Land of the giants

Katherine Smith, ScienceAlert 17 Aug 09;
University of Melbourne

The first humans coming to Australia some 65,000 years ago came face-to-face with giant goannas and wombats the size of motor vehicles.

Herds of overgrown wombats the size of a Toyota RAV 4, horned tortoises as big as a Volkswagen, and short-faced kangaroos that hopped nimbly about on two feet munching on treetops are among the creatures that emerge rather alarmingly from the pages of Dr Danielle Clode’s new book about the Australian Pleistocene.

Prehistoric Giants: the Megafauna of Australia, tells the story of the giant animals that once inhabited the massive, forest-fringed continent that comprised the Australian mainland, all of what is now New Guinea and the Torres Strait, and extended across the Bass Strait to encompass Tasmania.

“When people first spread across Australia around 65,000 years ago, they would have come face to face with a very different suite of large animals from the ones we have today,” she says.

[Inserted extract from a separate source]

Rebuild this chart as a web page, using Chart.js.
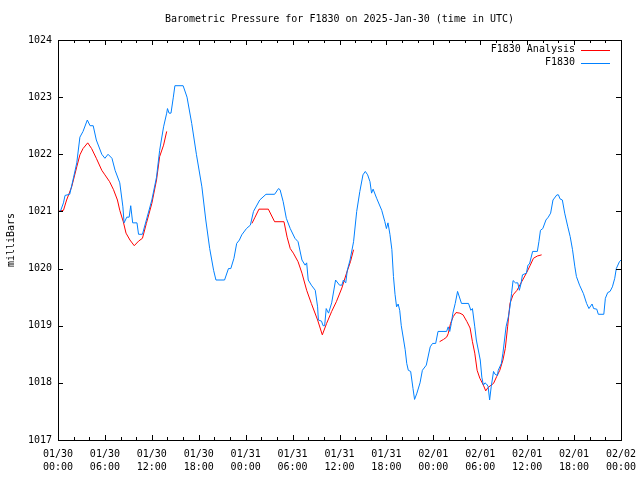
<!DOCTYPE html>
<html lang="en">
<head>
  <meta charset="UTF-8">
  <title>Barometric Pressure for F1830</title>
  <script src="https://cdn.jsdelivr.net/npm/chart.js"></script>
  <style>
    body {
      margin: 0;
      background: #fff;
    }
    canvas {
      display: block;
    }
  </style>
</head>
<body>
<canvas id="grafico" width="640" height="480"></canvas>

<script>
  // hours since 2025-01-30 00:00 UTC
  const blueHours = [
    0.0, 0.3, 0.7, 0.9, 1.5, 2.0, 2.4, 2.8, 3.2, 3.75, 4.1, 4.5, 4.9, 5.6, 6.0, 6.4, 6.9, 7.3, 7.9, 8.3,
    8.45, 8.8, 9.1, 9.3, 9.55, 10.1, 10.3, 10.8, 11.3, 12.0, 12.6, 13.0, 13.5, 13.9, 14.0, 14.2, 14.45, 14.75, 14.95, 16.0,
    16.5, 17.1, 17.7, 18.4, 18.9, 19.4, 19.9, 20.2, 21.3, 21.8, 22.1, 22.5, 22.85, 23.2, 23.5, 24.1, 24.6, 25.0, 25.8, 26.6,
    27.7, 28.2, 28.4, 28.8, 29.2, 29.7, 30.3, 30.7, 31.2, 31.6, 31.8, 32.0, 32.4, 32.9, 33.2, 33.3, 33.7, 33.9, 34.1, 34.3,
    34.6, 35.0, 35.5, 36.0, 36.3, 36.5, 36.8, 37.0, 37.35, 37.8, 38.2, 38.6, 39.0, 39.3, 39.6, 39.9, 40.1, 40.3, 40.75, 41.4,
    41.8, 42.0, 42.2, 42.45, 42.7, 42.9, 43.1, 43.3, 43.5, 43.7, 43.9, 44.2, 44.4, 44.6, 44.8, 45.1, 45.4, 45.6, 45.9, 46.3,
    46.6, 47.1, 47.6, 47.9, 48.3, 48.6, 49.7, 49.9, 50.1, 50.3, 50.5, 50.8, 51.1, 51.6, 52.5, 52.8, 53.0, 53.3, 53.5, 54.0,
    54.2, 54.4, 54.6, 54.8, 55.0, 55.2, 55.4, 55.7, 55.9, 56.2, 56.3, 56.7, 56.9, 57.3, 57.6, 57.8, 58.0, 58.2, 58.5, 58.8,
    59.0, 59.2, 59.4, 59.9, 60.1, 60.3, 60.7, 61.3, 61.5, 61.7, 62.0, 62.4, 62.7, 63.0, 63.3, 63.8, 64.0, 64.2, 64.5, 64.8,
    65.2, 65.5, 65.8, 66.1, 66.3, 66.7, 67.2, 67.6, 67.9, 68.3, 68.5, 68.9, 69.1, 69.8, 70.0, 70.3, 70.6, 70.9, 71.2, 71.4,
    71.8, 72.0
  ];
  const bluePressure = [
    1021.00, 1021.00, 1021.15, 1021.28, 1021.30, 1021.60, 1021.85, 1022.30, 1022.40, 1022.60, 1022.50, 1022.50, 1022.25, 1022.00, 1021.93, 1022.00, 1021.93, 1021.72, 1021.50, 1021.08,
    1020.80, 1020.90, 1020.90, 1021.10, 1020.80, 1020.80, 1020.60, 1020.60, 1020.85, 1021.20, 1021.60, 1022.07, 1022.48, 1022.72, 1022.80, 1022.72, 1022.72, 1023.00, 1023.20, 1023.20,
    1023.00, 1022.54, 1022.00, 1021.43, 1020.85, 1020.35, 1019.97, 1019.80, 1019.80, 1020.00, 1020.00, 1020.18, 1020.44, 1020.50, 1020.59, 1020.70, 1020.76, 1021.00, 1021.20, 1021.30,
    1021.30, 1021.40, 1021.38, 1021.17, 1020.88, 1020.70, 1020.53, 1020.47, 1020.15, 1020.06, 1020.10, 1019.80, 1019.71, 1019.62, 1019.33, 1019.10, 1019.08, 1019.00, 1019.00, 1019.30,
    1019.22, 1019.40, 1019.80, 1019.71, 1019.71, 1019.80, 1019.75, 1019.97, 1020.15, 1020.47, 1021.00, 1021.35, 1021.64, 1021.70, 1021.64, 1021.52, 1021.32, 1021.39, 1021.23, 1021.02,
    1020.82, 1020.70, 1020.80, 1020.60, 1020.33, 1019.86, 1019.55, 1019.33, 1019.38, 1019.27, 1019.00, 1018.75, 1018.58, 1018.34, 1018.22, 1018.20, 1017.90, 1017.71, 1017.82, 1018.00,
    1018.22, 1018.31, 1018.63, 1018.69, 1018.69, 1018.90, 1018.90, 1018.98, 1018.90, 1019.04, 1019.22, 1019.39, 1019.60, 1019.39, 1019.39, 1019.27, 1019.30, 1018.98, 1018.75, 1018.40,
    1018.10, 1017.96, 1018.00, 1017.98, 1017.94, 1017.70, 1017.93, 1018.20, 1018.15, 1018.13, 1018.22, 1018.34, 1018.52, 1018.98, 1019.16, 1019.33, 1019.56, 1019.79, 1019.75, 1019.75,
    1019.62, 1019.73, 1019.89, 1019.92, 1020.06, 1020.08, 1020.30, 1020.30, 1020.47, 1020.67, 1020.70, 1020.85, 1020.90, 1020.97, 1021.20, 1021.29, 1021.29, 1021.22, 1021.20, 1020.97,
    1020.73, 1020.56, 1020.33, 1020.03, 1019.86, 1019.71, 1019.56, 1019.39, 1019.30, 1019.38, 1019.30, 1019.29, 1019.20, 1019.20, 1019.48, 1019.58, 1019.60, 1019.68, 1019.83, 1020.00,
    1020.12, 1020.15
  ];

  // analysis series, null = no data (gap)
  const redHours = [
    0.0, 0.7, 1.1, 1.75, 2.4, 2.8, 3.2, 3.8, 4.3, 4.9, 5.6, 6.0, 6.6, 7.1, 7.6, 7.9, 8.35, 8.7, 9.2, 9.75,
    10.3, 10.8, 11.3, 12.0, 12.6, 13.0, 13.5, 13.9,
    19.0,
    24.8, 25.2, 25.7, 26.9, 27.7, 28.9, 29.3, 29.7, 30.1, 30.7, 31.2, 31.8, 32.4, 33.2, 33.8, 34.35, 35.0, 35.6, 36.3, 36.9,
    37.4, 37.8,
    43.0,
    48.8, 49.3, 49.7, 49.9, 50.2, 50.55, 50.9, 51.4, 51.8, 52.3, 52.7, 53.0, 53.3, 53.6, 53.95, 54.4, 54.7, 55.0, 55.7, 56.1,
    56.5, 56.9, 57.2, 57.5, 57.8, 58.2, 58.7, 59.3, 59.9, 60.4, 60.8, 61.3, 61.85
  ];
  const redPressure = [
    1021.00, 1021.02, 1021.20, 1021.43, 1021.78, 1021.99, 1022.10, 1022.20, 1022.10, 1021.93, 1021.72, 1021.64, 1021.52, 1021.38, 1021.20, 1021.02, 1020.82, 1020.62, 1020.50, 1020.40,
    1020.48, 1020.53, 1020.79, 1021.14, 1021.55, 1021.96, 1022.16, 1022.40,
    null,
    1020.79, 1020.90, 1021.04, 1021.04, 1020.82, 1020.82, 1020.55, 1020.35, 1020.27, 1020.12, 1019.92, 1019.62, 1019.39, 1019.10, 1018.84, 1019.04, 1019.25, 1019.42, 1019.66, 1019.92,
    1020.12, 1020.33,
    null,
    1018.72, 1018.76, 1018.80, 1018.86, 1019.04, 1019.16, 1019.23, 1019.22, 1019.19, 1019.07, 1018.96, 1018.72, 1018.52, 1018.22, 1018.08, 1017.96, 1017.86, 1017.92, 1017.99, 1018.11,
    1018.22, 1018.40, 1018.60, 1018.98, 1019.39, 1019.54, 1019.62, 1019.77, 1019.92, 1020.06, 1020.18, 1020.22, 1020.24
  ];

  const tickDates = ['01/30', '01/30', '01/30', '01/30', '01/31', '01/31', '01/31', '01/31', '02/01', '02/01', '02/01', '02/01', '02/02'];
  const tickTimes = ['00:00', '06:00', '12:00', '18:00', '00:00', '06:00', '12:00', '18:00', '00:00', '06:00', '12:00', '18:00', '00:00'];

  const fonte = "'DejaVu Sans Mono', monospace";

  function toPoints(xs, ys) {
    return xs.map((x, i) => ({ x: x, y: ys[i] }));
  }

  // moldura, marcas para dentro, titulo e legenda no estilo gnuplot
  const gnuplotStyle = {
    id: 'gnuplotStyle',
    afterDraw(chart) {
      const c = chart.ctx;
      const a = chart.chartArea;
      const xs = chart.scales.x;
      const ys = chart.scales.y;
      c.save();
      c.strokeStyle = '#000';
      c.lineWidth = 1;
      c.strokeRect(a.left + 0.5, a.top + 0.5, a.right - a.left, a.bottom - a.top);

      c.beginPath();
      for (let v = xs.min; v <= xs.max; v += 2) {
        const px = Math.round(xs.getPixelForValue(v)) + 0.5;
        const len = v % 6 === 0 ? 5 : 3;
        c.moveTo(px, a.bottom); c.lineTo(px, a.bottom - len);
        c.moveTo(px, a.top); c.lineTo(px, a.top + len);
      }
      for (let v = ys.min; v <= ys.max; v += 1) {
        const py = Math.round(ys.getPixelForValue(v)) + 0.5;
        c.moveTo(a.left, py); c.lineTo(a.left + 5, py);
        c.moveTo(a.right, py); c.lineTo(a.right - 5, py);
      }
      c.stroke();

      c.fillStyle = '#000';
      c.font = '10px ' + fonte;
      c.textBaseline = 'middle';
      c.textAlign = 'center';
      c.fillText('Barometric Pressure for F1830 on 2025-Jan-30 (time in UTC)', (a.left + a.right) / 2, 19);

      c.textAlign = 'right';
      chart.data.datasets.forEach((ds, i) => {
        const y = 49.5 + i * 13;
        c.fillStyle = '#000';
        c.fillText(ds.label, 575, y);
        c.strokeStyle = ds.borderColor;
        c.beginPath();
        c.moveTo(581, Math.round(y) + 0.5);
        c.lineTo(610, Math.round(y) + 0.5);
        c.stroke();
      });
      c.restore();
    }
  };

  const ctx = document.getElementById('grafico').getContext('2d');

  new Chart(ctx, {
    type: 'line',
    data: {
      datasets: [{
        label: 'F1830 Analysis',
        data: toPoints(redHours, redPressure),
        borderColor: '#ff0000',
        borderWidth: 1,
        pointRadius: 0,
        spanGaps: false,
        order: 1
      }, {
        label: 'F1830',
        data: toPoints(blueHours, bluePressure),
        borderColor: '#0080ff',
        borderWidth: 1,
        pointRadius: 0,
        order: 0
      }]
    },
    options: {
      responsive: false,
      animation: false,
      layout: { padding: { top: 40, right: 19, left: 0, bottom: 0 } },
      plugins: {
        legend: { display: false },
        title: { display: false },
        tooltip: { enabled: false }
      },
      scales: {
        x: {
          type: 'linear',
          min: 0,
          max: 72,
          grid: { display: false, drawTicks: false },
          border: { display: false },
          ticks: {
            stepSize: 6,
            autoSkip: false,
            maxRotation: 0,
            padding: 8,
            color: '#000',
            font: { family: fonte, size: 10, lineHeight: 1.3 },
            callback: (v) => [tickDates[v / 6], tickTimes[v / 6]]
          },
          afterFit: (s) => { s.height = 40; s.paddingLeft = 0; s.paddingRight = 0; }
        },
        y: {
          min: 1017,
          max: 1024,
          grid: { display: false, drawTicks: false },
          border: { display: false },
          ticks: {
            stepSize: 1,
            padding: 6,
            color: '#000',
            font: { family: fonte, size: 10 },
            callback: (v) => String(v)
          },
          title: {
            display: true,
            text: 'milliBars',
            color: '#000',
            padding: { top: 5, bottom: 0 },
            font: { family: fonte, size: 10 }
          },
          afterFit: (s) => { s.width = 58; s.paddingTop = 0; s.paddingBottom = 0; }
        }
      }
    },
    plugins: [gnuplotStyle]
  });
</script>

</body>
</html>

So while the human species was busily evolving in Africa and spreading across the globe, megafauna appeared in Australia, growing in scale over the period of the Pleistocene, until giant goannas and crocodiles terrorised the land, looking for food and possibly using their vast heads as wrecking balls on each other, before a sudden extinction.

Based in the Department of Zoology at the University of Melbourne, Dr Clode began her career with a doctorate in animal behaviour, and says one of her main enthusiasms is the ‘behaviour of dead animals’.

The book has been created with artwork by Peter Trusler that helps bring these animals to life, and is intended for middle school students, or anyone who is interested in learning about Australia’s megafauna.

Dr Clode says that what gave rise to the era of megafauna is unknown, and the cause of their extinction “even more contentious”.

“There have been a great many weird and wonderful beasts on Earth in the past, but the megafauna were so close – they seem to have existed within human history – and it is this relative proximity that makes the lives and demise of these great beasts so fascinating,” she writes.

Dr Clode explains that it’s too simplistic to attribute this extinction to humans, at least directly, despite strong “circumstantial evidence” against the species. “Wherever humans went, megafauna disappeared.”

She says what is clear from the history of extinction of species in both prehistoric and modern times is that some species are more vulnerable to environmental change than others.

“Large species, slow-breeding species, specialist species and isolated species are all vulnerable to extinction when their environment changes. And the one feature that characterises humans above all else is their remarkable ability to change the environment, including the climate, whether intentionally or not.”